Vetiver grass may be best defense against worldwide erosion problems

February 03, 1993|By The Los Angeles Times

WASHINGTON -- Vetiver is a coarse, stubborn grass that grows 6 feet tall, and under warm tropical sunlight may send roots down 12 feet or more. Its strength may present it with a bright future.

The National Research Council has concluded that the little-known, if far-flung, grass could be a powerful weapon against a major environmental threat -- soil erosion from the wind-swept plains of the United States to the African sub-Sahara threatened by the expanding desert.

The study was released last week.

What makes the species useful is its habit of growing from a bunch that extends three feet or so in diameter, sending up stems so tough that a strong man can break them only with difficulty.

At the ground, a single row of plants is said to produce a barrier so dense that not even a snake will penetrate it.

The plant originated in India and was transplanted by Colonial botanists who discovered that its roots contained an oil that made a perfect base for perfumes and fragrances. It was established in the United States early in the 19th century.

The survey by the NRC, undertaken with funds from the U.S. Agency for International Development, the U.S. Department of Agriculture and the World Bank, shows that vetiver has already proven itself as an erosion-control barrier in a wide variety of settings.

In the Philippines, it is being used to help restabilize roads severely damaged by a 1990 earthquake. In China, plans are under way to cultivate it extensively in five provinces. In Nepal, it is being planted to protect irrigation canals.

And at Fort Polk, La., it is used to prevent silt from washing into streams from land torn up by tank treads.

Although the NRC concludes that much more research is needed, it says experience suggests that vetiver is "a potential breakthrough."

In the galaxy of worldwide environmental problems, soil erosion ranks high. Twenty billion tons of soil are swept away each year by wind and water. In sub-Sahara Africa, the rate has increased 20-fold in just three decades, leaving a third of the continent threatened by desertification.

In the tropics, clear-cutting forests exposes millions of new areas to the threat.

And in the United States, $18 billion is spent each year for fertilizer to replace the nutrients lost to erosion.

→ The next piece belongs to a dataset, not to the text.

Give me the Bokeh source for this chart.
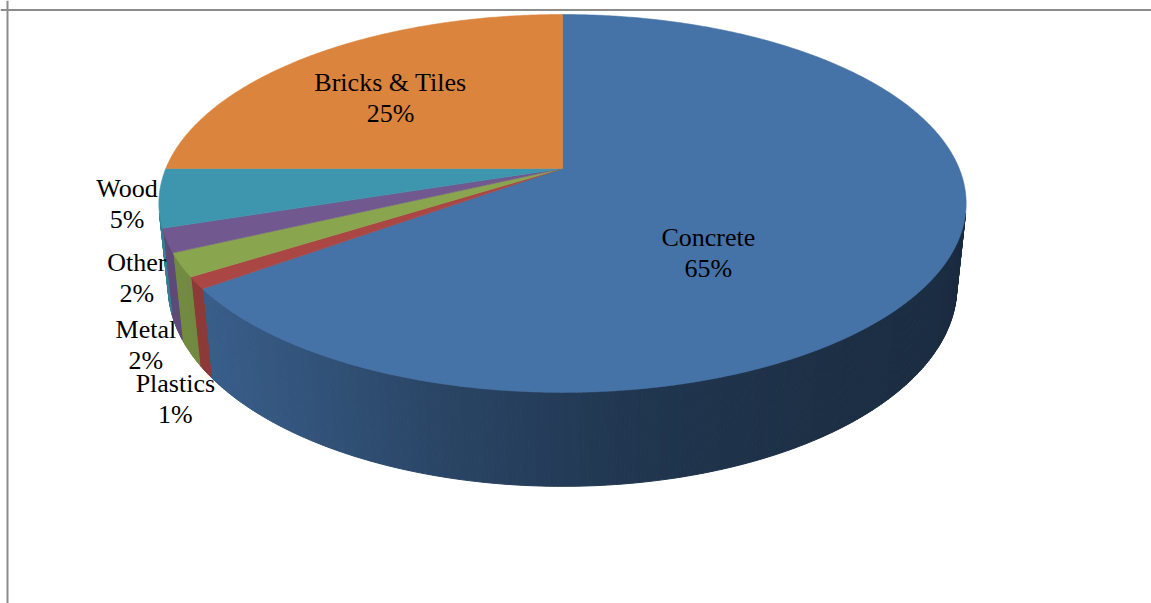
import numpy as np
from bokeh.plotting import figure
from bokeh.models import Range1d, Span
from bokeh.embed import file_html
from bokeh.resources import INLINE
from bokeh.core.properties import value

# ---- data -------------------------------------------------------------
categories = ["Concrete", "Plastics", "Metal", "Other", "Wood", "Bricks & Tiles"]
shares = [65, 1, 2, 2, 5, 25]
colors = ["#4572A7", "#AA4643", "#89A54E", "#71588F", "#3D96AE", "#DB843D"]

# ---- layout / style ---------------------------------------------------
label_offsets = [(-240, -21), (-21, 101), (-35, 64), (-30, 22), (-32, -9), (76, 28)]
LINE_GAP = 31

W, H = 1151, 603
CX, CY = 562.0, 168.0          # projected pie centre
F, L = 1904.0, 4.8              # focal length / camera distance
SPHI = 0.46
CPHI = np.sqrt(1 - SPHI ** 2)
DEPTH = 0.238                   # cylinder thickness (radius = 1)

def project(t, z, r=1.0):
    X = r * np.cos(t)
    Y = r * np.sin(t)
    d = L + Y * CPHI - z * SPHI
    return CX + F * X / d, CY - F * (Y * SPHI + z * CPHI) / d

def shade(hexcol, k):
    h = hexcol.lstrip("#")
    r, g, b = (int(h[i:i + 2], 16) for i in (0, 2, 4))
    return "#%02x%02x%02x" % (int(r * k), int(g * k), int(b * k))

grad_x = [160, 250, 450, 650, 850, 970]
grad_k = [0.86, 0.79, 0.60, 0.47, 0.41, 0.39]

p = figure(width=W, height=H, output_backend="svg", toolbar_location=None,
           x_range=Range1d(0, W), y_range=Range1d(H, 0),
           min_border=0)
p.axis.visible = False
p.grid.visible = False
p.outline_line_color = None
p.background_fill_color = "white"
p.border_fill_color = "white"

total = float(sum(shares))
cum = np.concatenate([[0], np.cumsum(shares)]) / total
# angles in degrees (std orientation), clockwise from 12 o'clock
hi_deg = 90 - cum[:-1] * 360
lo_deg = 90 - cum[1:] * 360

# ---- side walls ------------------------------------------------------
lim = np.degrees(np.arcsin(1.0 / (L * CPHI)))
vis_lo, vis_hi = -180 + lim, -lim
side_xs, side_ys, side_cols = [], [], []
for i in range(len(shares)):
    a = max(lo_deg[i], vis_lo)
    b = min(hi_deg[i], vis_hi)
    if b <= a:
        continue
    n = max(2, int(np.ceil((b - a) / 0.5)) + 1)
    ts = np.radians(np.linspace(a, b, n))
    for j in range(n - 1):
        t0, t1 = ts[j], ts[j + 1]
        x0, y0 = project(t0, 0)
        x1, y1 = project(t1, 0)
        x2, y2 = project(t1, -DEPTH)
        x3, y3 = project(t0, -DEPTH)
        side_xs.append([x0, x1, x2, x3])
        side_ys.append([y0, y1, y2, y3])
        xm = (x0 + x1 + x2 + x3) / 4
        side_cols.append(shade(colors[i], float(np.interp(xm, grad_x, grad_k))))
p.patches(side_xs, side_ys, fill_color=side_cols, line_color=side_cols, line_width=1.0)

# ---- top faces -------------------------------------------------------
top_xs, top_ys = [], []
for i in range(len(shares)):
    n = max(3, int(np.ceil((hi_deg[i] - lo_deg[i]) / 0.5)) + 1)
    ts = np.radians(np.linspace(lo_deg[i], hi_deg[i], n))
    rx, ry = project(ts, 0)
    top_xs.append([CX] + list(rx))
    top_ys.append([CY] + list(ry))
p.patches(top_xs, top_ys, fill_color=colors, line_color=colors, line_width=0.6)

# ---- labels ----------------------------------------------------------
mid = np.radians((lo_deg + hi_deg) / 2)
ax, ay = project(mid, 0)
lx = [ax[i] + label_offsets[i][0] for i in range(len(shares))]
ly = [ay[i] + label_offsets[i][1] for i in range(len(shares))]
pct = ["%d%%" % round(s / total * 100) for s in shares]
font = dict(text_font=value("Liberation Serif"), text_font_size="26px",
            text_align="center", text_baseline="alphabetic", text_color="black")
p.text(x=lx, y=ly, text=categories, **font)
p.text(x=lx, y=[v + LINE_GAP for v in ly], text=pct, **font)

# ---- chart frame -----------------------------------------------------
p.add_layout(Span(location=9.5, dimension="width", line_color="#8c8c8c", line_width=2))
p.add_layout(Span(location=7, dimension="height", line_color="#8c8c8c", line_width=2))

open("out.html", "w").write(file_html(p, INLINE))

Vetiver appears promising because of its potential for massive, inexpensive use.

The further good news is that many strains of the plant are sterile. Hedges employing it have stayed in place for decades without spreading.

This means that it does not pose a threat of the kudzu debacle visited on the southeastern United States.

Early in this century, kudzu was brought into the United States from the Far East, with the objective of controlling erosion.

It served that purpose admirably in the raw hills of Georgia and Alabama, but it spread over buildings, climbed utility poles and blocked drainage canals. Its range now extends as far north as West Virginia.

"I was skeptical at first," said Nobel Laureate Norman E. Borlaug of Texas A&M University, who chaired the study. "But I've seen vetiver at work. And I know that in these times of great ecological concern about what is happening to our soil because of erosion, vetiver could indeed play a very useful role in many places. I see all sorts of potential."